By now you should know if you can build enough space to get what you want and you should have a budget. The next item is to talk to some excellent (not good, not average, I mean excellent) builders. Prepare yourself in advance by having a clear notion of what you want to build. Have several come to see you and get a ball park figure from them. Add 10% to that figure for the rising cost of materials - we might be in a recession but building materials are always going up.

Once you have all of this information, you're ready to start looking at what you can buy based on your equity and what you can afford.

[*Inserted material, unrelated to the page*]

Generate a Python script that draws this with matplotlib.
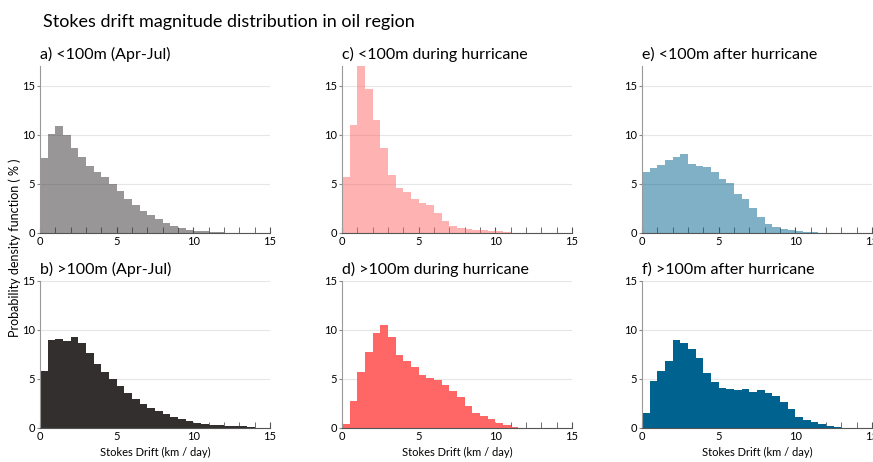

Now take a look at your neighborhood - where your home is located. Look at the values to see if you'll be over improving for the location - that is always a huge financial mistake. Look at your neighborhood in comparison with where your budget allows you to purchase - does it make sense to move? What issues will arise from moving to a different location? Do you have children in school? Will it have an impact on commuting to work? Is it an area you've always dreamed about? These are questions only you can answer. There are other questions to be considered which have to do with the market values between where you are and where you're thinking of going - is there any differences, is one holding its values better than the other etc.

Once you look at everything, then you'll know which direction makes the best sense for you. But, there is one last question - do you want to go through construction? Again, that's only something you can answer.

I know that this is a very involved process but it's the only way to truly determine what's best for you and your family. To be perfectly frank, I usually advise my clients to build less than they intended - things have a way of growing significantly beyond one's original ideas. You'll need a good architect too - if you wish, I'll be glad to recommend some excellent professionals.

Hopefully this will help you make the best decision you can for yourself. Very often expanding makes the most sense but sometimes it doesn't. Only by spending the tme to completely investigate your options will you be able to do what's best for yourself.